* **Material to process**:
>> Begin
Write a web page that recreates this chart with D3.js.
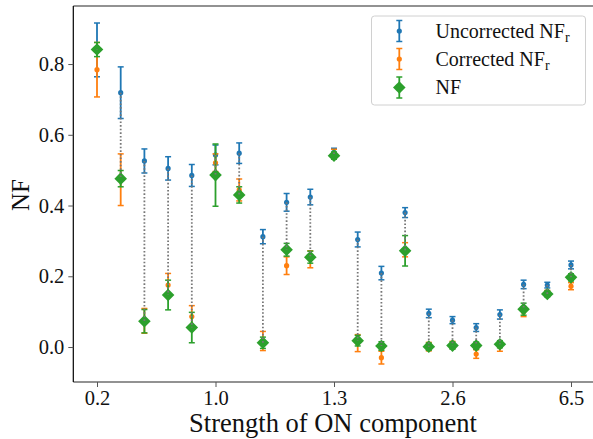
<!DOCTYPE html>
<html><head><meta charset="utf-8">
<script src="https://cdn.jsdelivr.net/npm/d3@7"></script>
<style>body{margin:0;background:#fff}svg{display:block}text{font-family:"Liberation Serif","DejaVu Serif",serif;fill:#111}</style>
</head><body><svg id="c" width="593" height="439"></svg>
<script>
const tickIdx = [0, 5, 10, 15, 20];
const tickLabels = ["0.2", "1.0", "1.3", "2.6", "6.5"];
const yTicks = [0.0, 0.2, 0.4, 0.6, 0.8];
const unc    = [0.840,0.719,0.526,0.505,0.485,0.543,0.548,0.312,0.409,0.424,0.550,0.304,0.209,0.380,0.095,0.076,0.055,0.092,0.177,0.175,0.232];
const uncErr = [0.076,0.073,0.034,0.033,0.031,0.028,0.029,0.020,0.025,0.022,0.012,0.021,0.019,0.014,0.012,0.010,0.011,0.013,0.012,0.008,0.011];
const cor    = [0.784,0.473,0.074,0.175,0.086,0.521,0.444,0.017,0.230,0.248,0.547,0.011,-0.030,0.275,0.001,0.006,-0.020,0.001,0.100,0.152,0.172];
const corErr = [0.077,0.073,0.035,0.033,0.031,0.025,0.031,0.027,0.025,0.024,0.012,0.024,0.018,0.020,0.012,0.010,0.012,0.013,0.014,0.008,0.010];
const nf     = [0.841,0.476,0.073,0.147,0.055,0.486,0.430,0.012,0.275,0.254,0.541,0.018,0.003,0.272,0.001,0.004,0.004,0.008,0.107,0.150,0.197];
const nfErr  = [0.020,0.023,0.033,0.042,0.043,0.088,0.023,0.016,0.018,0.017,0.010,0.015,0.012,0.043,0.010,0.010,0.010,0.010,0.017,0.008,0.010];

const C = {blue:"#1f77b4", orange:"#ff7f0e", green:"#2ca02c"};
const svg = d3.select("#c");
const L = 73.3, T = 6, B = 382, R = 594.7;
const x = d3.scaleLinear().domain([-1, 21]).range([L, R]);
const y = d3.scaleLinear().domain([-0.0989, 0.9641]).range([B, T]);

// spines
svg.append("line").attr("x1", L).attr("x2", 593).attr("y1", T).attr("y2", T).attr("stroke", "#6e6e6e").attr("stroke-width", 1.6);
svg.append("line").attr("x1", L).attr("x2", 593).attr("y1", B).attr("y2", B).attr("stroke", "#6e6e6e").attr("stroke-width", 1.6);
svg.append("line").attr("x1", L).attr("x2", L).attr("y1", T).attr("y2", B).attr("stroke", "#000").attr("stroke-width", 1.2);

// axes
const xAxis = d3.axisBottom(x).tickValues(tickIdx).tickFormat((d, i) => tickLabels[i]).tickSize(5).tickPadding(3.5);
const gx = svg.append("g").attr("transform", `translate(0,${B})`).call(xAxis);
gx.select(".domain").remove();
gx.selectAll("line").attr("stroke", "#555").attr("stroke-width", 1);
gx.selectAll("text").attr("font-size", 20.5).attr("font-family", "Liberation Serif").attr("fill", "#111");
const yAxis = d3.axisLeft(y).tickValues(yTicks).tickFormat(d3.format(".1f")).tickSize(5).tickPadding(4);
const gy = svg.append("g").attr("transform", `translate(${L},0)`).call(yAxis);
gy.select(".domain").remove();
gy.selectAll("line").attr("stroke", "#555").attr("stroke-width", 1);
gy.selectAll("text").attr("font-size", 20.5).attr("font-family", "Liberation Serif").attr("fill", "#111");

svg.append("text").attr("x", 333).attr("y", 431.5).attr("text-anchor", "middle").attr("font-size", 26.5).text("Strength of ON component");
svg.append("text").attr("transform", "translate(29,195) rotate(-90)").attr("text-anchor", "middle").attr("font-size", 25).text("NF");

const idx = d3.range(unc.length);
function errbars(vals, errs, color, cls) {
  const g = svg.append("g").attr("class", cls);
  g.selectAll("line.v").data(idx).join("line").attr("class", "v")
    .attr("x1", i => x(i)).attr("x2", i => x(i))
    .attr("y1", i => y(vals[i] - errs[i])).attr("y2", i => y(vals[i] + errs[i]))
    .attr("stroke", color).attr("stroke-width", 1.8);
  ["lo", "hi"].forEach(k => {
    g.selectAll("line." + k).data(idx).join("line").attr("class", k)
      .attr("x1", i => x(i) - 3).attr("x2", i => x(i) + 3)
      .attr("y1", i => y(vals[i] + (k === "hi" ? errs[i] : -errs[i])))
      .attr("y2", i => y(vals[i] + (k === "hi" ? errs[i] : -errs[i])))
      .attr("stroke", color).attr("stroke-width", 1.5);
  });
  return g;
}
const gb = errbars(unc, uncErr, C.blue, "unc");
gb.selectAll("circle").data(idx).join("circle").attr("cx", i => x(i)).attr("cy", i => y(unc[i])).attr("r", 2.6).attr("fill", C.blue);
const go = errbars(cor, corErr, C.orange, "cor");
go.selectAll("circle").data(idx).join("circle").attr("cx", i => x(i)).attr("cy", i => y(cor[i])).attr("r", 2.6).attr("fill", C.orange);
const gg = errbars(nf, nfErr, C.green, "nf");
const dia = (cx, cy, h) => `M${cx},${cy - h}L${cx + h},${cy}L${cx},${cy + h}L${cx - h},${cy}Z`;
gg.selectAll("path").data(idx).join("path").attr("d", i => dia(x(i), y(nf[i]), 6.3)).attr("fill", C.green);

// dotted connectors
svg.append("g").selectAll("line").data(idx).join("line")
  .attr("x1", i => x(i)).attr("x2", i => x(i))
  .attr("y1", i => y(unc[i])).attr("y2", i => y(nf[i]))
  .attr("stroke", "#777").attr("stroke-width", 1.8).attr("stroke-dasharray", "1.6,2");

// legend
const lg = svg.append("g");
lg.append("rect").attr("x", 371.5).attr("y", 16).attr("width", 214).attr("height", 89).attr("rx", 3)
  .attr("fill", "#fff").attr("fill-opacity", 0.8).attr("stroke", "#d0d0d0").attr("stroke-width", 1);
const items = [
  {label: "Uncorrected NF", sub: "r", color: C.blue, type: "dot", cy: 31},
  {label: "Corrected NF", sub: "r", color: C.orange, type: "dot", cy: 59},
  {label: "NF", sub: "", color: C.green, type: "dia", cy: 87.5}
];
items.forEach(it => {
  const hx = 399.3, h = 10.5;
  lg.append("line").attr("x1", hx).attr("x2", hx).attr("y1", it.cy - h).attr("y2", it.cy + h).attr("stroke", it.color).attr("stroke-width", 1.8);
  [-h, h].forEach(d => lg.append("line").attr("x1", hx - 3).attr("x2", hx + 3).attr("y1", it.cy + d).attr("y2", it.cy + d).attr("stroke", it.color).attr("stroke-width", 1.5));
  if (it.type === "dot") lg.append("circle").attr("cx", hx).attr("cy", it.cy).attr("r", 2.6).attr("fill", it.color);
  else lg.append("path").attr("d", dia(hx, it.cy, 6.3)).attr("fill", it.color);
  const t = lg.append("text").attr("x", 435.5).attr("y", it.cy + 6.5).attr("font-size", 20).text(it.label);
  if (it.sub) t.append("tspan").attr("dy", 4).attr("font-size", 14).text(it.sub);
});
</script></body></html>
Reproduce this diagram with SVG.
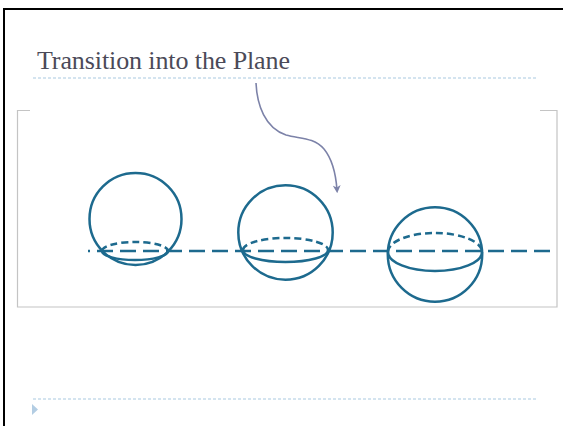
<svg xmlns="http://www.w3.org/2000/svg" width="563" height="426" viewBox="0 0 563 426">
  <defs>
    <style>
      .sphere { fill: none; stroke: #1d6a8e; stroke-width: 2.5; }
      .rim-back { fill: none; stroke: #1d6a8e; stroke-width: 2.5; stroke-dasharray: 7 4; }
      .rule { stroke: #a9c9e0; stroke-width: 1; stroke-dasharray: 3 2; }
      .frame { fill: none; stroke: #c4c4c4; stroke-width: 1.2; }
    </style>
    <marker id="arrowhead" viewBox="0 0 10 10" refX="6" refY="5" markerWidth="5" markerHeight="5" orient="auto">
      <path d="M0,0 L10,5 L0,10 L3,5 Z" fill="#7c82a8"/>
    </marker>
  </defs>

  <rect width="563" height="426" fill="#ffffff"/>

  <!-- slide edge -->
  <path d="M4,426 V9 H563" fill="none" stroke="#000000" stroke-width="2"/>

  <!-- title and rules -->
  <text x="37" y="69" font-family="Liberation Serif, serif" font-size="26" fill="#4b4a58" textLength="253">Transition into the Plane</text>
  <line class="rule" x1="33" y1="78" x2="538" y2="78"/>
  <line class="rule" x1="33" y1="399" x2="538" y2="399"/>
  <path d="M32,404 L38,409.5 L32,415 Z" fill="#b3cde3"/>

  <!-- picture frame -->
  <path class="frame" d="M30,110.5 H17.5 V307 H557 V110.5 H540"/>

  <!-- plane -->
  <g id="plane">
    <line x1="88" y1="251" x2="551" y2="251" stroke="#1d6a8e" stroke-width="2.5" stroke-dasharray="16 7" stroke-dashoffset="14"/>
  </g>

  <!-- sphere resting above the plane -->
  <g id="sphere-1">
    <circle class="sphere" cx="135.5" cy="219" r="46"/>
    <path class="rim-back" d="M102,251 A33,9 0 0 1 168,251"/>
    <path class="sphere" d="M102,251 A33,9 0 0 0 168,251"/>
  </g>

  <!-- sphere partly through the plane -->
  <g id="sphere-2">
    <circle class="sphere" cx="285.5" cy="232.5" r="47.2"/>
    <path class="rim-back" d="M243,250 A42.5,12 0 0 1 328,250"/>
    <path class="sphere" d="M243,250 A42.5,12 0 0 0 328,250"/>
  </g>

  <!-- sphere cut at its equator -->
  <g id="sphere-3">
    <circle class="sphere" cx="435" cy="254.5" r="47.2"/>
    <path class="rim-back" d="M388,252 A47,19 0 0 1 482,252"/>
    <path class="sphere" d="M388,252 A47,19 0 0 0 482,252"/>
  </g>

  <!-- connectors -->
  <g id="connectors">
    <path d="M256,83 C257,105 265,128 286,135 C300,139 313,137 324,149 C333,160 336,176 337,190" fill="none" stroke="#7c82a8" stroke-width="1.6" marker-end="url(#arrowhead)"/>
  </g>
</svg>
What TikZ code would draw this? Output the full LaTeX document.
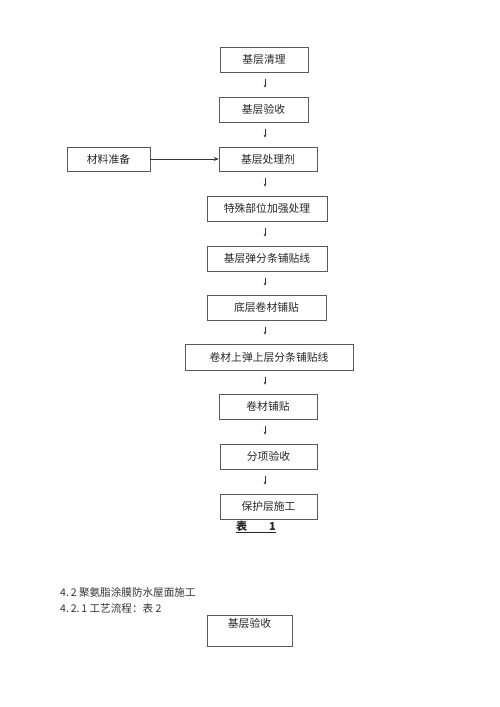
>> End
* **Problem to work on**: Working from the listing above, pick out every line that has "with" and copy it.

* **Written response**:
Write a web page that recreates this chart with D3.js.
Reproduce this diagram with SVG.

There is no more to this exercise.